Why Electronic Billing Systems Matter for Central Banks Electronic billing systems play a key role in supporting central bank objectives. So why do they matter? Let’s break it down.
- Improve monetary-policy transmission and data quality: Electronic billing with rich, standardized payment data produces cleaner, timelier indicators of retail and business cash flows. That helps central banks interpret spending trends faster and with less hastle than fragmented paper-based reporting. Standardized formats (e.g., ISO 20022) make machine-readable settlement data more usable for analytics and policy models.
- Enhance financial stability and reduce operational risk: Fewer paper-based and manual processes mean lower settlement risk and faster reconciliation. End-to-end electronic presentment reduces the cash-in-transit and fraud vectors associated with paper processes, while modern infrastructure improves availability and disaster recovery.
- Lower transaction costs and increase inclusion: Digitized billing cuts administrative costs for billers and lowers the friction for billed entities to pay on time. That can reduce late payment rates and improve credit reporting - outcomes that support broaden formal financial-system participation. Well-designed EBPP systems can also extend convenient, low-cost payment options to underserved populations.
- Support innovation in settlement and central-bank instruments: Electronic billing ecosystems integrate naturally with instant payment rails. This gives central banks new tools for targeted financial transfers, rapid refunds, and auditability. Such features are hard to achieve with paper-based methods.
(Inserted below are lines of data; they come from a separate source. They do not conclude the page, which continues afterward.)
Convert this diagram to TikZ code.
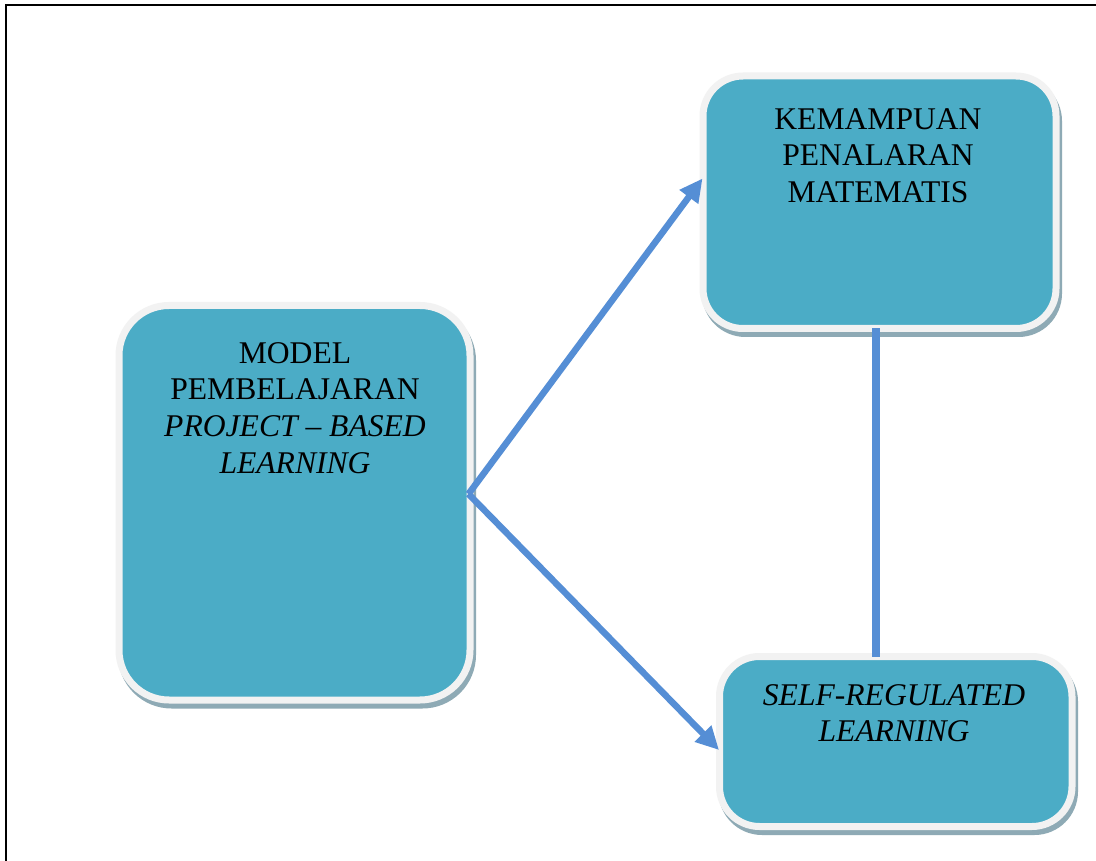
\documentclass[tikz,border=0pt]{standalone}
\usepackage{fontspec}
\setmainfont{Liberation Serif}
\usetikzlibrary{arrows.meta}
\definecolor{tealfill}{HTML}{4BACC6}
\definecolor{boxedge}{HTML}{F2F2F2}
\definecolor{shadowc}{HTML}{8EAAB5}
\definecolor{arrowblue}{HTML}{558ED5}
\begin{document}
\begin{tikzpicture}[x=1pt,y=-1pt,
  box/.style={rectangle, inner sep=0pt, outer sep=0pt, line width=7pt,
    draw=boxedge, fill=tealfill,
    preaction={draw=shadowc, fill=shadowc, line width=7pt,
      transform canvas={shift={(2.5pt,-5pt)}}}},
  label/.style={anchor=north, inner sep=0pt, align=center,
    font=\fontsize{31.6}{36.7}\selectfont, text=black},
  conn/.style={draw=arrowblue, line width=6.5pt},
  arr/.style={conn, -{Triangle[length=23pt,width=22pt]}}]
\useasboundingbox (0,0) rectangle (1096,861);
\fill[white] (0,0) rectangle (1096,861);
% outer frame
\draw[black, line width=2.8pt] (6,900) -- (6,5) -- (1120,5) -- (1120,900) -- cycle;
% boxes
\node[box, rounded corners=50pt, minimum width=351pt, minimum height=394.5pt]
  (model) at (294.5,502.75) {};
\node[box, rounded corners=40pt, minimum width=353pt, minimum height=252.5pt]
  (kem) at (879.5,202.25) {};
\node[box, rounded corners=40pt, minimum width=352.5pt, minimum height=170pt]
  (srl) at (895.75,741.5) {};
% texts
\node[label] (tmodel) at (295,338)
  {\rule{0pt}{25pt}MODEL\\PEMBELAJARAN\\\textit{PROJECT – BASED}\\\textit{LEARNING}};
\node[label] (tkem) at (878,104)
  {\rule{0pt}{25pt}KEMAMPUAN\\PENALARAN\\MATEMATIS};
\node[label] (tsrl) at (894,680)
  {\rule{0pt}{25pt}\textit{SELF-REGULATED}\\\textit{LEARNING}};
% connectors
\coordinate (apex) at (468.5,494);
\coordinate (tipA) at (702.5,178.5);
\coordinate (tipB) at (719,750);
\coordinate (vx) at (876,0);
\draw[arr] (apex) -- (tipA);
\draw[arr] (apex) -- (tipB);
\draw[conn, line width=8pt] (kem.south -| vx) -- (srl.north -| vx);
\end{tikzpicture}
\end{document}
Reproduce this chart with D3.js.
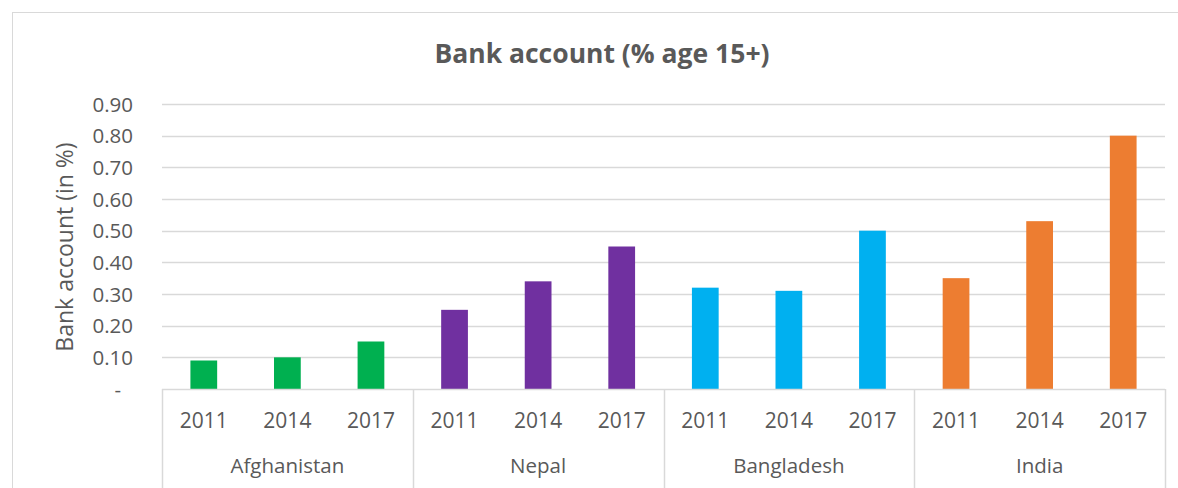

Recent Advances Relevant to Central Banks
The last few years have seen three technology and standards’ shifts with direct relevance to EBPP and central-bank mandates:
- ISO 20022 adoption and richer data: Market infrastructures worldwide are migrating to ISO 20022, enabling richer, structured transaction data that improves compliance, reconciliation and analytics.
- Real-time instant payment rails: Faster settlement windows reduce liquidity issues and enable real-time bill presentment to payment flows. In parallel, central banks are assessing whether instant systems will deliver operational resilience by making processing and settlement point failures less relevant to systemic continue risk.
- Interoperability experiments: Several central banks are looking at cross-border operability with the potential for digital legal tender to exist in parallel with legacy EBPP ecosystems.
Practical Benefits and Strategic Priorities
For central banks, encouraging and overseeing the electronification of bill presentment and payment is not merely about tech-upgrade hype — it’s strategic governance:
- Improved monetary policy implementation: improved payments data helps both nowcasting and refined enforcement of monetary policy.
- Reduced systemic risk: electronification and use of new payment rails reduces common points of failure of paper-based handovers and processing.
- Increased societal benefits: reduced expense for businesses and households, faster refunds for overpayments, guaranteed proof of payment, access to alternatives when not paid, and potentially providing underbanked customers with alternative access to pay bills.
- Future-proofing: uniform data formats and harmony with instant settlement enables future use of progressively more data-rich or innovative payment rail implementations.
The Path Forward
The move from paper to EBPP is a continuous journey, not a one-time event. Central banks should focus on three complementary actions:
- Encourage standards adoption (ISO 20022) and open, interoperable payment system rails.
- Track and encourage commercially viable implementations of instant payment systems and bill presentment and payment ecosystems.
- Advocate for the adoption of additional market structure, interoperability standards, and connectivity solutions to minimize frictions for the customer, consumer and small billers to participate in EBPP.
Together, these actions will have the net effect of producing faster, safer, and richer payments for society as a whole and will proactively promote the core public policy objectives of central banks: providing a sound, efficient and inclusive payment system.